Der Irak hat eine neue Regierung: Inmitten der Kämpfe gegen die Terrormiliz Islamischer Staat (IS) ist das neue Kabinett von Ministerpräsident Haider al-Abadi vereidigt worden.
Man darf sich nichts vormachen. Diese Regierung ist nur auf grossen internationalen Druck entstanden.
Das Feilschen ging bis zur letzten Minute, bevor der neue irakische Premierminister al-Abadi sein Kabinett in den Grundzügen vorstellen konnte. Stellvertreter des Schiiten werden zwei Vertreter der zwei anderen grossen Volksgruppen; der Kurden und der Sunniten. Überhaupt ist das Kabinett breiter abgestützt. Aber man dürfe sich nichts vormachen, sagt SRF-Nahost-Korrespondent Philipp Scholkmann: «Diese Regierung ist nur auf grossen internationalen Druck entstanden.»
Al-Abadis Vorgänger, Parteikollege Nouri al-Maliki, hatte nach langanhaltendem Druck von aussen und innen auf eine weitere Amtszeit verzichtet. Er war für seinen autokratischen Regierungsstil in die Kritik geraten und weil er als Schiite die Sunniten und Kurden nicht an der Regierung beteiligte.
Kurden fordern viel
Die neue Regierung soll den konfessionellen Konflikt entspannen und den Zerfall des Landes abwenden. Al-Abadi hat den Kurden und Sunniten im Gegensatz zu al-Maliki aber Dialogbereitschaft versprochen.

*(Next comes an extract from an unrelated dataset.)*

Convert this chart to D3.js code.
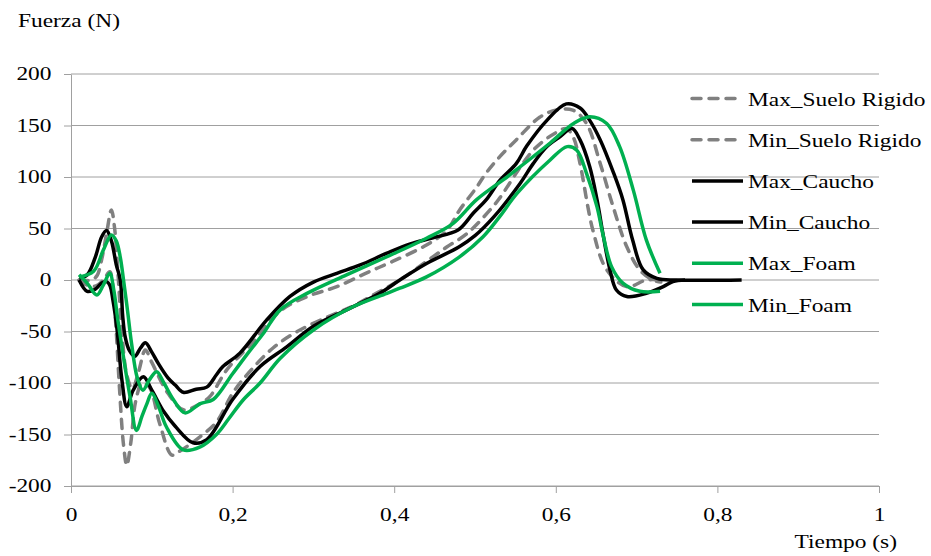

Wie sehr er aber tatsächlich bereit ist, auf die andern Volksgruppen zuzugehen, wird sich erst in der Praxis zeigen.
Zudem wollten die Kurden viel, sagt Scholkmann: das Öl und Gas selber vermarkten können und ihr Territorium erweitern. «Er sollte nicht nur die Kurden ins Boot holen, sondern auch die Sunniten», sagt Scholkmann.
Hoffnung liegt auf den Sunniten
Die Schlüsselposten, wie das Verteidigungs- und das Innenministerium, sind noch unbesetzt. Aber die Tatsache allein, dass es mitten in der tiefen Krise gelang, eine breiter abgestützte Regierung zu bilden, wird als positives Zeichen für den Kampf gegen die Terrormiliz Islamischer Staat gesehen. «Al-Abadi gilt als der Mann der Amerikaner», sagt Scholkmann. Sie hätten sich für ihn stark gemacht.
Die Hoffnung sei jetzt, dass der neuer Premier mit einer weniger konfrontativen Politik die sunnitischen Stämme wieder auf die Seite der Zentralregierung ziehen könne, so dass sich einige der sunnitischen Stämme dem Kampf gegen die Terrormiliz IS anschliessen. Die hat sich in deren Gebiet ausgebreitet. Die Sunniten hätten sich unter dem Hardliner al-Maliki frustriert von Bagdad abgewendet und so IS gewissermassen den Weg bereitet.